Carvalho da Silva –
Jornal de Notícias, opinião
Para o presidente
da República (PR), uma crise política assumidamente grave, para a qual propôs
como primeira hipótese de solução um "Acordo de Salvação Nacional",
deixou de existir desde que, por manobras internas, da União Europeia e da
troika e por malabarismos seus, garantiu a permanência da direita que integra e
promove no poder, nele mantendo e reforçando a sociedade portuguesa (lusa e não
só) de negócios.
Ficou assegurado,
por agora, que os credores podem continuar a espremer-nos, que se vão manter
abertas as torneiras dos cofres do Estado que alimentam as swaps e outras
negociatas, que os processos de privatização dos CTT, da Caixa Geral de
Depósitos e de algumas "miudezas" públicas que ainda nos restam, serão
acelerados. Será aumentado o desemprego, a destruição de pequenas empresas
prosseguirá enquanto surgirão folgas significativas para os grandes grupos, a
dimensão social do Estado continuará a enfraquecer-se.
Ao mesmo tempo o PR
agiu, ardilosamente, de forma a acentuar o descrédito no exercício democrático
da política e distanciou o povo do direito de intervir para discutir e decidir,
em tempo útil, sobre o seu futuro. Este PR parece disposto a fazer tudo o que
estiver ao seu alcance para que o povo conduza a água a moinho errado.
Cavaco Silva não
quer entendimentos dos partidos para se sair destas desastrosas políticas que
vêm sendo prosseguidas. Os entendimentos que reclama são para submeter os
portugueses e o país. É por tudo isto que o atual PR - que afinal é ator bem
ativo da governação e até inventou uma nova forma de Governo de iniciativa
presidencial - significa um dos maiores desastres políticos da nossa
democracia.
A crise que
vivemos, "instituição" criada para impor um brutal retrocesso na vida
de milhões de seres humanos, foi e é, antes do mais, um complexo sarilho
causado pela finança internacional e por quem a colocou em rédea solta, para
facilitar roubos e lavagem de dinheiro.
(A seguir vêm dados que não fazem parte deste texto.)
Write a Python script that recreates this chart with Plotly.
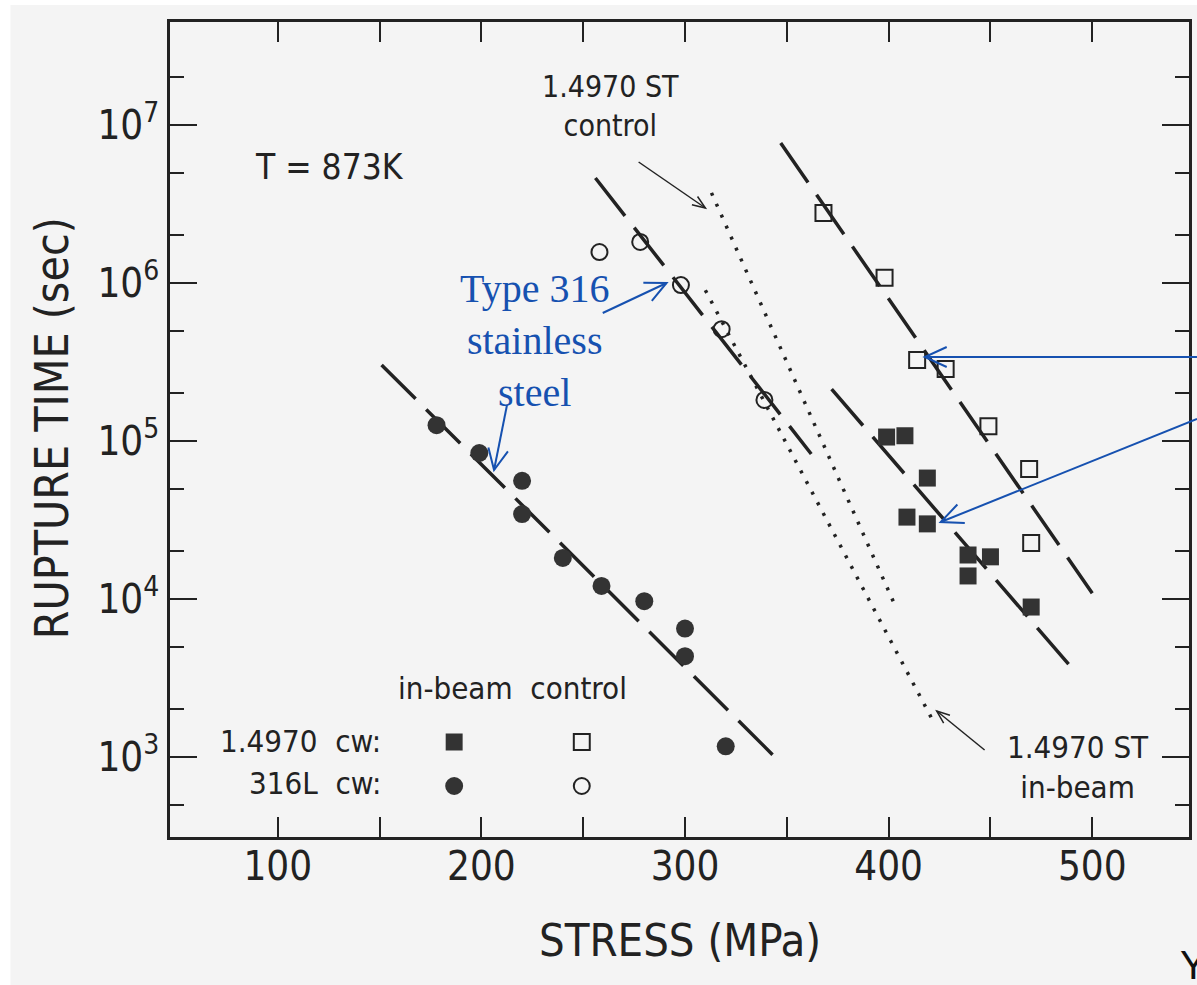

Foi e é, um regabofe de dívida bancária
transformada em dívida pública e uma dívida pública tóxica a queimar as mãos
dos grandes bancos europeus. Para resolver este problema, os artistas que nos
governam no plano europeu e nacional puseram em marcha a arte dos resgates,
fazendo passar essa dívida tóxica para as mãos públicas do Fundo Monetário
Internacional, dos fundos da União Europeia e do Banco Central Europeu, pois
estas são entidades com poder suficiente para subjugar países e povos.
A crise passou a
ser também uma oportunidade para as forças neoliberais e retrógradas imporem uma
contrarreforma social de grandes proporções: redução dos salários, de pensões e
de apoios sociais, regresso à praça de jorna, educação e saúde apenas para quem
pode pagar, deixando para os outros, quando muito, políticas de caridade
bafienta. Se não estivéssemos numa sociedade de classes e perante a
reconfirmação de que a criação de um muito rico impõe sacrifícios a milhões de
indivíduos, a crise até parece sofrimento sem sentido. No final, quase ninguém
ganhará.
Nestes tempos que
vivemos repete-se a constatação de que o poder cega e de que quem o tem prefere
muitas vezes, como o Sansão da Bíblia, que morra Sansão desde que morram todos
os que aqui estão. O tempo vai passando e as contradições e os erros grosseiros
acumulam-se. As decisões políticas são ditadas pelo humor e manipulações dos
"mercados". A soberania que era dos estados, dos seus órgãos e
instituições e em última instância pertencia aos povos, passou a ser das
dívidas - as dívidas soberanas - e os interesses de credores e especuladores definem-se
como "interesse nacional".
Observando a
composição do Governo e as práticas dos governantes, vemos que as exigências de
competência, de rigor, de verdade e de ética para o exercício da governação
deixaram de existir. Estas são efetivas expressões de crise que afetam a vida
coletiva. O povo em sofrimento, sem esperança e com grandes dificuldades para
agir na construção de um projeto coletivo de desenvolvimento; o retrocesso
económico, social e cultural; a destruição da democracia, essas sim, são também
expressões de crise da sociedade a que é preciso dar resposta.